Existing autoregressive video diffusion models suffer from temporal repetition, motion drift, and deceleration during long-sequence streaming generation; directly adapting StreamingLLM-style attention pooling further degrades fidelity and induces dynamic stagnation. This paper proposes Deep Forcing—a training-free method for ultra-long video extrapolation—achieved via deep contextual stabilization and critical information preservation. Its core innovations are the first integration of Deep Sink (a sliding-window persistent sink token mechanism) with Participative Compression (importance-aware KV pruning coupled with temporal RoPE phase realignment), ensuring long-term temporal consistency and real-time inference without fine-tuning.
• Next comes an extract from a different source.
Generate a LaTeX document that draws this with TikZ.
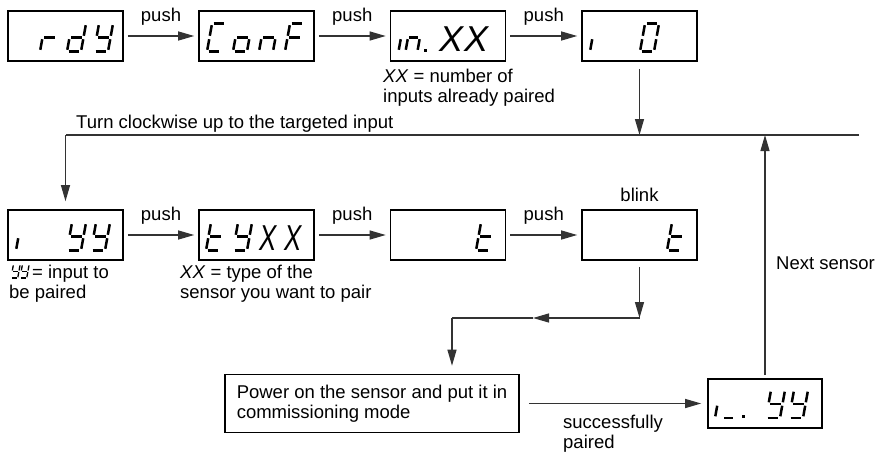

Experiments demonstrate support for over 12× temporal extrapolation (e.g., 5s → 60+ s), outperforming LongLive and RollingForcing in image quality, aesthetic score, and motion richness.

Recent advances in autoregressive video diffusion have enabled real-time frame streaming, yet existing solutions still suffer from temporal repetition, drift, and motion deceleration. We find that naively applying StreamingLLM-style attention sinks to video diffusion leads to fidelity degradation and motion stagnation. To overcome this, we introduce Deep Forcing, which consists of two training-free mechanisms that address this without any fine-tuning. Specifically, 1) Deep Sink dedicates half of the sliding window to persistent sink tokens and re-aligns their temporal RoPE phase to the current timeline, stabilizing global context during long rollouts. 2) Participative Compression performs importance-aware KV cache pruning that preserves only tokens actively participating in recent attention while safely discarding redundant and degraded history, minimizing error accumulation under out-of-distribution length generation. Together, these components enable over 12x extrapolation (e.g. 5s-trained to 60s+ generation) with better imaging quality than LongLive, better aesthetic quality than RollingForcing, almost maintaining overall consistency, and substantial gains in dynamic degree, all while maintaining real-time generation. Our results demonstrate that training-free KV-cache management can match or exceed training-based approaches for autoregressively streaming long-video generation.